M. Manuel Valls, ministre de l'Intérieur. - Comme je l'ai indiqué, le choix du mode de scrutin n'est pas encore décidé. Toutefois, le Président de la République a donné le cadre dans lequel il doit s'inscrire.
Je suis également attentif à la capacité des sous-préfets à faire vivre l'Etat et l'échelon interministériel.
Autre sujet évoqué, les ARS : cette question relève de la compétence de Marisol Touraine.
En milieu périurbain, la politique du chiffre et la diminution des effectifs a conduit à une distanciation entre la gendarmerie et la population. Je travaille pour que la gendarmerie retrouve sa mission de proximité. Par ailleurs, elle doit également prendre en compte l'évolution de la délinquance, avec des phénomènes sur certains territoires de violence et de réseaux que l'on ne connaissait pas auparavant.
En ce qui concerne les zones de sécurité prioritaire rassemblant des communes difficiles et des communes plus calmes, il faut évidemment que la présence policière soit adaptée.
Il y a aujourd'hui beaucoup d'intercommunalités défensives, mais il faut laisser le temps au temps. La loi créant les intercommunalité est récente, elle n'existe que depuis une quinzaine d'années. Je considère qu'il y a eu beaucoup de progrès. La période qui va s'ouvrir avec les élections municipales va être l'occasion d'approfondir sur le terrain la question de l'intercommunalité de projet, en raison des nombreuses compétences dont elles disposent. Je pense que nous devons aller vers ce type d'intercommunalité et qu'il revient à l'Etat d'indiquer quels sont les grands objectifs.

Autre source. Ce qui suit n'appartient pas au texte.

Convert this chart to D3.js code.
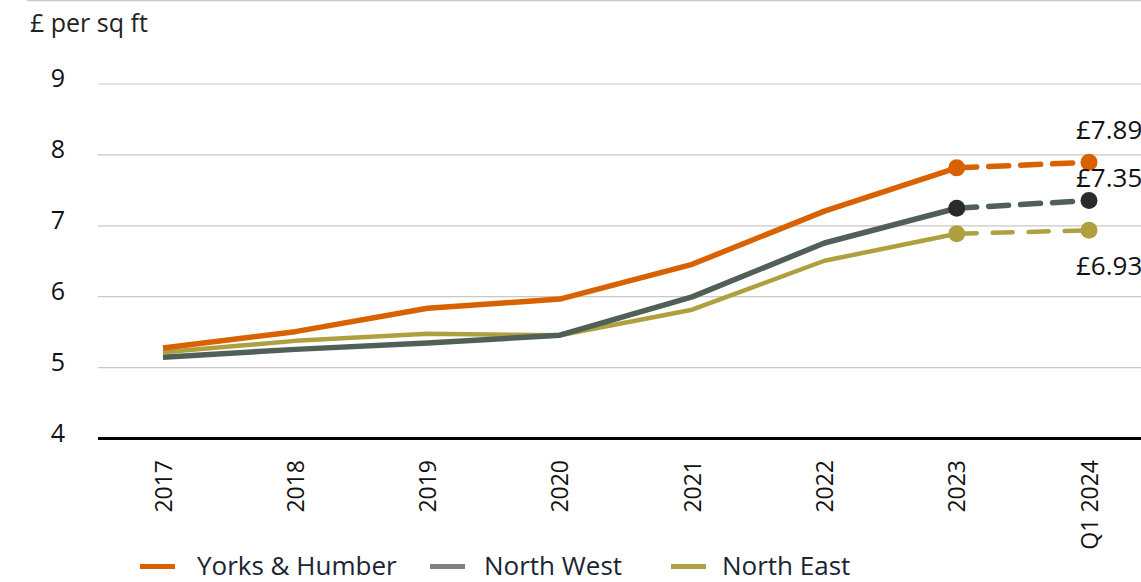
<!DOCTYPE html>
<html><head><meta charset="utf-8">
<script src="https://cdn.jsdelivr.net/npm/d3@7"></script>
<style>body{margin:0;background:#fff;overflow:hidden}svg{display:block;font-family:"Open Sans","Noto Sans",sans-serif}</style>
</head><body><svg id="c" width="1141" height="582"></svg>
<script>
const categories = ["2017","2018","2019","2020","2021","2022","2023","Q1 2024"];
const yorks = [5.27,5.50,5.83,5.96,6.45,7.20,7.81,7.89];
const northWest = [5.14,5.25,5.34,5.45,5.99,6.75,7.24,7.35];
const northEast = [5.21,5.37,5.47,5.45,5.81,6.50,6.88,6.93];
const yTicks = [4,5,6,7,8,9];
const seriesNames = ["Yorks & Humber","North West","North East"];
const endLabels = ["£7.89","£7.35","£6.93"];

const svg = d3.select("#c");
const x = d3.scalePoint().domain(categories).range([163, 1089]);
const y = d3.scaleLinear().domain([4,9]).range([438, 83.5]);

svg.append("line").attr("x1",27).attr("x2",1141).attr("y1",0.5).attr("y2",0.5).attr("stroke","#c8c8c8").attr("stroke-width",1.5);
svg.append("text").attr("x",30).attr("y",32).attr("font-size",25).attr("fill","#222").text("£ per sq ft");

const yAxis = svg.append("g").attr("transform","translate(98,0)")
  .call(d3.axisLeft(y).tickValues(yTicks).tickSize(-1043).tickFormat(d3.format("d")).tickPadding(25));
yAxis.select(".domain").remove();
yAxis.selectAll(".tick line").attr("stroke","#c8c8c8").attr("stroke-width",1.2);
yAxis.selectAll(".tick text").attr("font-size",25).attr("fill","#111").attr("text-anchor","middle").attr("dx",-15).attr("y",-5).attr("font-family","'Open Sans','Noto Sans',sans-serif");
yAxis.selectAll(".tick").filter(d=>d===4).select("line").attr("stroke","#000").attr("stroke-width",3);

const xAxis = svg.append("g").attr("transform","translate(0,438)")
  .call(d3.axisBottom(x).tickSize(0).tickPadding(0));
xAxis.select(".domain").remove();
xAxis.selectAll(".tick text").attr("font-size",23).attr("fill","#111").attr("font-family","'Open Sans','Noto Sans',sans-serif")
  .attr("transform","rotate(-90)").attr("text-anchor","end").attr("x",-22).attr("y",0).attr("dy","0.35em");

const series = [
  {vals:yorks, color:"#d96200", dot:"#d96200", w:5.5, dash:"20,12"},
  {vals:northWest, color:"#506057", dot:"#2a2a2a", w:5.5, dash:"20,12"},
  {vals:northEast, color:"#afa03f", dot:"#afa03f", w:4.5, dash:"20,16"}
];
const line = d3.line().x(d=>x(d.c)).y(d=>y(d.v));
[2,1,0].forEach(i=>{
  const s = series[i];
  const pts = s.vals.map((v,j)=>({c:categories[j],v}));
  svg.append("path").datum(pts.slice(0,7)).attr("d",line).attr("fill","none").attr("stroke",s.color).attr("stroke-width",s.w).attr("stroke-linejoin","round");
  svg.append("path").datum(pts.slice(6)).attr("d",line).attr("fill","none").attr("stroke",s.color).attr("stroke-width",s.w).attr("stroke-dasharray",s.dash).attr("stroke-linecap","round");
  svg.selectAll(null).data(pts.slice(6)).enter().append("circle").attr("cx",d=>x(d.c)).attr("cy",d=>y(d.v)).attr("r",8.5).attr("fill",s.dot);
});

const labelY = [yorks[7], northWest[7], northEast[7]];
const labelOff = [-23, -13, 45];
endLabels.forEach((t,i)=>{
  svg.append("text").attr("x",1076).attr("y",y(labelY[i])+labelOff[i]).attr("font-size",26).attr("fill","#111").text(t);
});

const legendX = [[140,197],[430,484],[671,722]];
const legendCol = ["#d96200","#808080","#afa03f"];
seriesNames.forEach((n,i)=>{
  svg.append("rect").attr("x",legendX[i][0]).attr("y",564).attr("width",35).attr("height",5).attr("fill",legendCol[i]);
  svg.append("text").attr("x",legendX[i][1]).attr("y",575).attr("font-size",26).attr("fill","#1a2433").text(n);
});
</script></body></html>
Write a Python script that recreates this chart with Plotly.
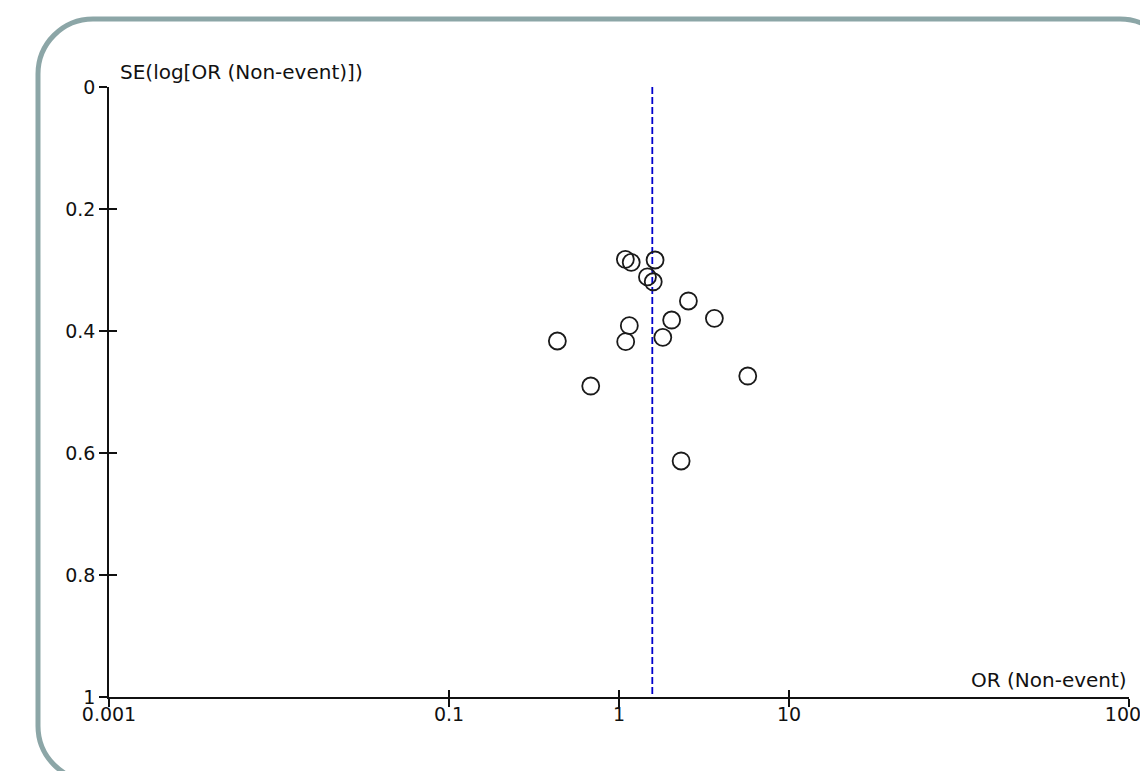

Enfin, concernant les jeunes recrues de la police, le renouvellement des assistants temporaires de police municipale (ATPM) fait qu'il y a une forte aspiration des jeunes policiers vers la région parisienne. Ils sont confrontés à des crises qui les forment mais qui peuvent aussi créer des problèmes. Nous sommes très attentifs à ce sujet.